Part of this hesitation, of course, has to do with entrenched beliefs about masculinity—about being boys and girls and having role models that teach us how to be boys and girls. In the most basic sense, we’ve pushed the notion culturally that girls and boys learn how to be men and women from mothers and fathers respectively. Girls and boys who don’t learn this from the appropriately gendered parent might not turn out “right” — an argument often used in opposition to same-sex marriage and adoption. How would boys turn out if they were raised with only lesbians as role models, for instance? (A study found they turned out just fine, because they found role models in many other places, too.)
It goes without saying that the more we can relate to other successful, admirable people, the better off we all are. It’s hard to imagine any man or woman going into physics or chemistry wouldn’t look up to Marie Curie. Or any pilot wouldn’t look up to Amelia Earhart.

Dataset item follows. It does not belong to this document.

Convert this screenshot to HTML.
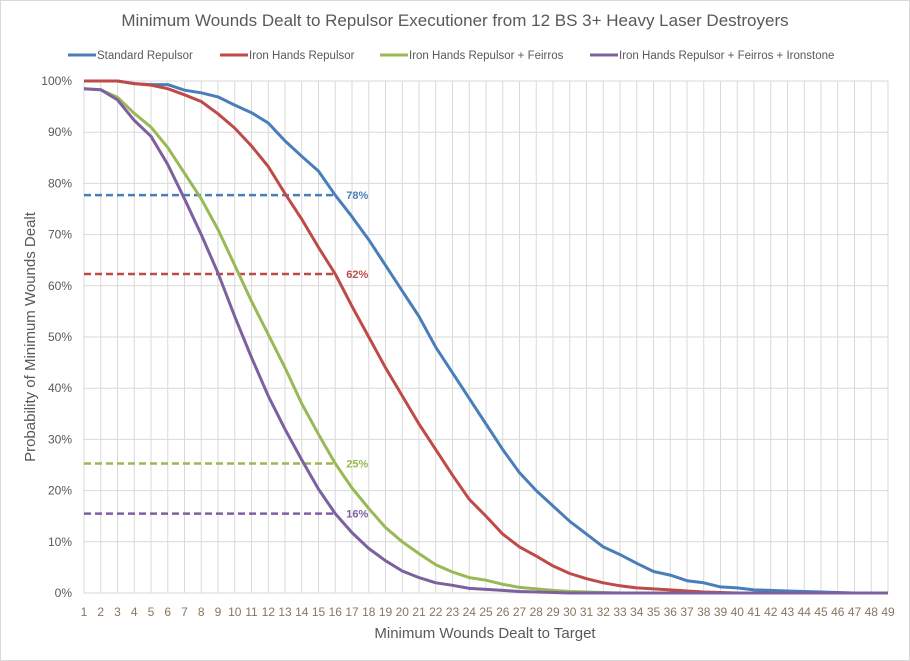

Or that any mathematician or computer programmer wouldn’t admire Ada Lovelace. And fortunately the tide is shifting a little:
Maybe the problem is simply our own bias and fear of encouraging men to identify with women. Writing at Metro U.K., Rebecca Reid argues that more boys would probably have female role models if we just let them do so without such a fuss. After all, success is success.
“A role model is someone who you look up to, someone who you aspire to be like,” Reid writes. “You do not need to have the same genitals as the person you look up to.”